Problem to work on
Set down the data below from its first line to the line holding "(10,-491.8) -- (1021,-491.8);", inclusive; omit all pictures.

*****

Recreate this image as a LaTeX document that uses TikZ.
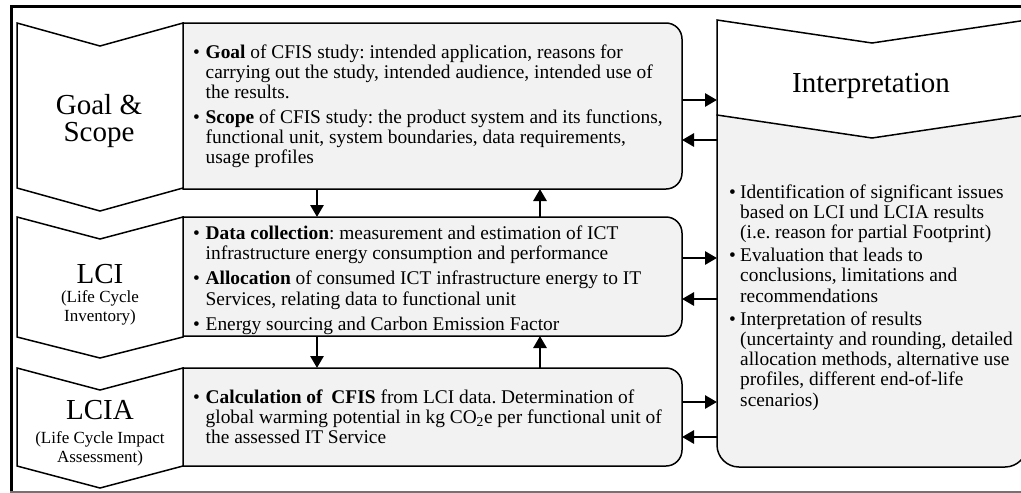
\documentclass[tikz,border=0pt]{standalone}
\usepackage{fontspec}
\setmainfont{Liberation Serif}
\usetikzlibrary{arrows.meta}
\definecolor{boxgray}{HTML}{F2F2F2}
% bullet item: bullet box width, text width, lines separated by \\
\newcommand{\bitem}[3]{\noindent\makebox[#1][l]{\textbullet}\parbox[t]{#2}{\strut #3\strut}\par}
\begin{document}
\frenchspacing
\begin{tikzpicture}[x=1pt,y=1pt,
  shapeline/.style={draw=black, line width=1.5pt, line join=miter},
  chev/.style={shapeline, fill=white},
  gbox/.style={shapeline, fill=boxgray},
  area/.style={draw=none, inner sep=0pt, outer sep=0pt, rectangle},
  titletext/.style={inner sep=0pt, anchor=base, font=\fontsize{29pt}{29pt}\selectfont},
  subtext/.style={inner sep=0pt, anchor=base, font=\fontsize{17pt}{17pt}\selectfont},
  bodytext/.style={inner sep=0pt, anchor=north west, font=\fontsize{19.4pt}{19.4pt}\selectfont},
  itext/.style={inner sep=0pt, anchor=north west, font=\fontsize{19.4pt}{20.3pt}\selectfont},
  arr/.style={line width=2.8pt, -{Triangle[length=12pt,width=13pt]}},
  frameline/.style={line width=3pt, draw=black}]

\useasboundingbox (0,0) rectangle (1021,-493);
\clip (0,0) rectangle (1021,-493);
\fill[white] (0,0) rectangle (1021,-493);

% frame
\draw[frameline] (10,-6) -- (1021,-6);
\draw[frameline] (11.5,-5) -- (11.5,-493);
\draw[line width=1.5pt, draw=black!55] (10,-491.8) -- (1021,-491.8);

% gray boxes
\filldraw[gbox] (183,-189) -- (183,-23) -- (666,-23) arc[start angle=90,end angle=0,radius=16] -- (682,-173) arc[start angle=0,end angle=-90,radius=16] -- cycle;
\filldraw[gbox] (183,-336) -- (183,-217) -- (666,-217) arc[start angle=90,end angle=0,radius=16] -- (682,-320) arc[start angle=0,end angle=-90,radius=16] -- cycle;
\filldraw[gbox] (183,-466) -- (183,-368) -- (666,-368) arc[start angle=90,end angle=0,radius=16] -- (682,-450) arc[start angle=0,end angle=-90,radius=16] -- cycle;
\filldraw[gbox] (717,-115) -- (717,-445) arc[start angle=180,end angle=270,radius=22] -- (1005,-467) arc[start angle=270,end angle=360,radius=22] -- (1027,-115) -- cycle;

% chevrons
\filldraw[chev] (17,-23) -- (100,-46) -- (183,-23) -- (183,-188) -- (100,-211) -- (17,-188) -- cycle;
\filldraw[chev] (17,-217) -- (100,-239) -- (183,-217) -- (183,-337) -- (100,-358) -- (17,-337) -- cycle;
\filldraw[chev] (17,-368) -- (100,-390) -- (183,-368) -- (183,-466) -- (100,-488) -- (17,-466) -- cycle;
\filldraw[chev] (717,-20) -- (872,-43) -- (1027,-20) -- (1027,-115) -- (872,-138) -- (717,-115) -- cycle;

% box areas (for connectors)
\node[area, minimum width=499pt, minimum height=166pt] (goalbox) at (432.5,-106) {};
\node[area, minimum width=499pt, minimum height=119pt] (lcibox) at (432.5,-276.5) {};
\node[area, minimum width=499pt, minimum height=98pt] (lciabox) at (432.5,-417) {};
\node[area, minimum width=310pt, minimum height=447pt] (interpbox) at (872,-243.5) {};

% titles
\node[titletext] (goalA) at (99,-114) {Goal \&};
\node[titletext] (goalB) at (99,-141) {Scope};
\node[titletext] (lciT) at (100,-283) {LCI};
\node[subtext] (lciS1) at (100,-302) {(Life Cycle};
\node[subtext] (lciS2) at (100,-321) {Inventory)};
\node[titletext] (lciaT) at (100,-419) {LCIA};
\node[subtext] (lciaS1) at (100,-443) {(Life Cycle Impact};
\node[subtext] (lciaS2) at (100,-462) {Assessment)};
\node[titletext] (interpT) at (871,-92) {Interpretation};

% body texts
\node[bodytext] (goaltxt) at (193,-44.5) {\parbox[t]{490pt}{\setlength{\parskip}{5.5pt}\setlength{\lineskip}{0pt}%
\bitem{12.5pt}{470pt}{\textbf{Goal} of CFIS study: intended application, reasons for\\carrying out the study, intended audience, intended use of\\the results.}%
\bitem{12.5pt}{470pt}{\textbf{Scope} of CFIS study: the product system and its functions,\\functional unit, system boundaries, data requirements,\\usage profiles}}};

\node[bodytext] (lcitxt) at (193,-225.5) {\parbox[t]{490pt}{\setlength{\parskip}{5.5pt}\setlength{\lineskip}{0pt}%
\bitem{12.5pt}{470pt}{\textbf{Data collection}: measurement and estimation of ICT\\infrastructure energy consumption and performance}%
\bitem{12.5pt}{470pt}{\textbf{Allocation} of consumed ICT infrastructure energy to IT\\Services, relating data to functional unit}%
\bitem{12.5pt}{470pt}{Energy sourcing and Carbon Emission Factor}}};

\node[bodytext] (lciatxt) at (193,-389.5) {\parbox[t]{490pt}{\setlength{\lineskip}{0pt}%
\bitem{12.5pt}{470pt}{\textbf{Calculation of\hspace{4pt} CFIS} from LCI data. Determination of\\global warming potential in kg CO\textsubscript{2}e per functional unit of\\the assessed IT Service}}};

\node[itext] (interptxt) at (729,-183.8) {\parbox[t]{300pt}{\setlength{\parskip}{2.5pt}\setlength{\lineskip}{0pt}%
\bitem{11pt}{285pt}{Identification of significant issues\\based on LCI und LCIA results\\(i.e. reason for partial Footprint)}%
\bitem{11pt}{285pt}{Evaluation that leads to\\conclusions, limitations and\\recommendations}%
\bitem{11pt}{285pt}{Interpretation of results\\(uncertainty and rounding, detailed\\allocation methods, alternative use\\profiles, different end-of-life\\scenarios)}}};

% connector guides
\coordinate (xd) at (317,0);
\coordinate (xu) at (540,0);
\coordinate (y1) at (0,-100);
\coordinate (y2) at (0,-140);
\coordinate (y3) at (0,-258);
\coordinate (y4) at (0,-299);
\coordinate (y5) at (0,-402);
\coordinate (y6) at (0,-437);

% vertical connectors
\draw[arr] (goalbox.south -| xd) -- (lcibox.north -| xd);
\draw[arr] (lcibox.north -| xu) -- (goalbox.south -| xu);
\draw[arr] (lcibox.south -| xd) -- (lciabox.north -| xd);
\draw[arr] (lciabox.north -| xu) -- (lcibox.south -| xu);

% horizontal connectors
\draw[arr] (goalbox.east |- y1) -- (interpbox.west |- y1);
\draw[arr] (interpbox.west |- y2) -- (goalbox.east |- y2);
\draw[arr] (lcibox.east |- y3) -- (interpbox.west |- y3);
\draw[arr] (interpbox.west |- y4) -- (lcibox.east |- y4);
\draw[arr] (lciabox.east |- y5) -- (interpbox.west |- y5);
\draw[arr] (interpbox.west |- y6) -- (lciabox.east |- y6);
\end{tikzpicture}
\end{document}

*****

Worked answer
Recreate this image as a LaTeX document that uses TikZ.
\documentclass[tikz,border=0pt]{standalone}
\usepackage{fontspec}
\setmainfont{Liberation Serif}
\usetikzlibrary{arrows.meta}
\definecolor{boxgray}{HTML}{F2F2F2}
% bullet item: bullet box width, text width, lines separated by \\
\newcommand{\bitem}[3]{\noindent\makebox[#1][l]{\textbullet}\parbox[t]{#2}{\strut #3\strut}\par}
\begin{document}
\frenchspacing
\begin{tikzpicture}[x=1pt,y=1pt,
  shapeline/.style={draw=black, line width=1.5pt, line join=miter},
  chev/.style={shapeline, fill=white},
  gbox/.style={shapeline, fill=boxgray},
  area/.style={draw=none, inner sep=0pt, outer sep=0pt, rectangle},
  titletext/.style={inner sep=0pt, anchor=base, font=\fontsize{29pt}{29pt}\selectfont},
  subtext/.style={inner sep=0pt, anchor=base, font=\fontsize{17pt}{17pt}\selectfont},
  bodytext/.style={inner sep=0pt, anchor=north west, font=\fontsize{19.4pt}{19.4pt}\selectfont},
  itext/.style={inner sep=0pt, anchor=north west, font=\fontsize{19.4pt}{20.3pt}\selectfont},
  arr/.style={line width=2.8pt, -{Triangle[length=12pt,width=13pt]}},
  frameline/.style={line width=3pt, draw=black}]

\useasboundingbox (0,0) rectangle (1021,-493);
\clip (0,0) rectangle (1021,-493);
\fill[white] (0,0) rectangle (1021,-493);

% frame
\draw[frameline] (10,-6) -- (1021,-6);
\draw[frameline] (11.5,-5) -- (11.5,-493);
\draw[line width=1.5pt, draw=black!55] (10,-491.8) -- (1021,-491.8);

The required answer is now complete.